The increase is from 1.6 mills to 1.8 mills, or from $160 to $180 for every $100,000 in assessed value. It is the township’s first increase in years.

Without a tax increase and with a new public works employee, the township had a projected deficit of $259,572. With the tax increase, that is cut to a deficit of $124,461.11.

“I’m not going to vote for a tax increase and hiring another employee,” Supervisor Douglas Hottenstein said.

Supervisor-elect Ralph Horne, speaking from the audience, questioned why the township would plan for a budget with a deficit.

“It’s not the federal government,” Horne said. “Why would we want to operate with a deficit?”

Both Hottenstein and Township Manager John O. Yoder III said the township’s revenues have historically come in higher than budgeted and its expenses have been lower than budgeted, allowing it to budget for a deficit but to not actually end up spending more money than it takes in.

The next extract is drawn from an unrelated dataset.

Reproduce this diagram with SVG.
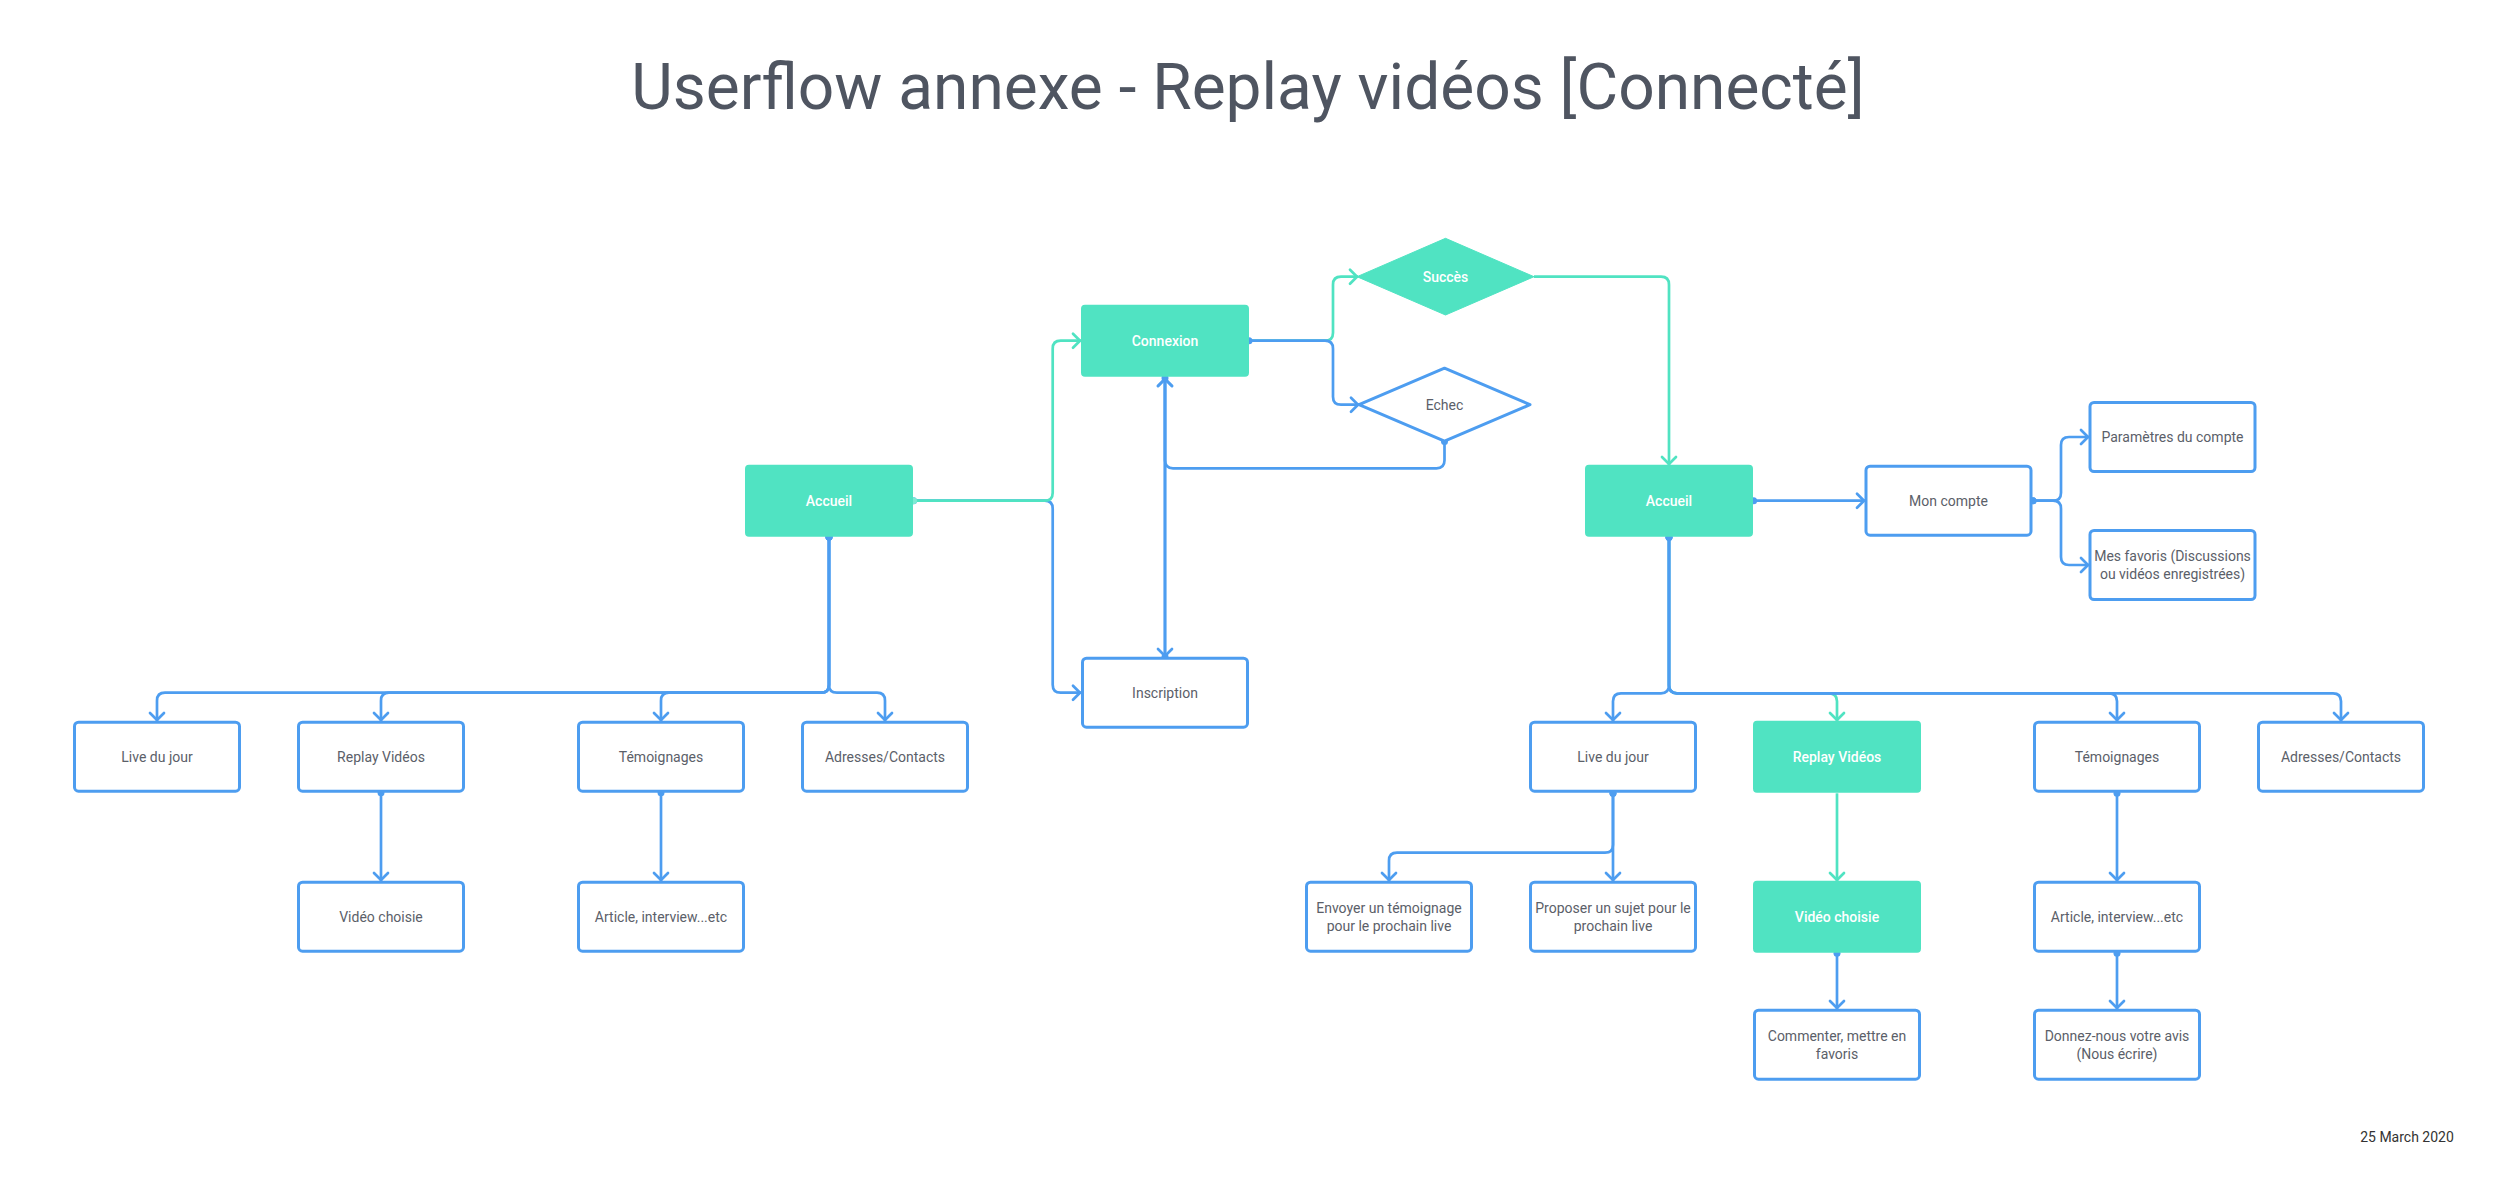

In other business, Yoder gave a report on the recent meeting of the Lancaster County Association of Township Supervisors. Major items discussed were a mandate from the state to reduce sediment in tributaries of the Susquehanna River and frustration with how the state is administering that as well as funding for the Lancaster County Drug Task Force. The association passed a resolution calling for the county to completely fund the task force rather than asking for donations from municipalities. Yoder said townships hope the newly elected district attorney and county commissioners will be able to bury the hatchet and work things out.

“We won’t know until sometime next year whether anything will come from that,” Yoder said of funding for the drug task force.

Also at the meeting, Horne told supervisors that Newville Road residents are bothered by the historic trains that run at Stone Gables Estate and do not want what he called “an amusement park” by their homes. He said train whistles create a big noise nuisance and said a zoning change sought by Stone Gables will be opposed by Newville Road residents.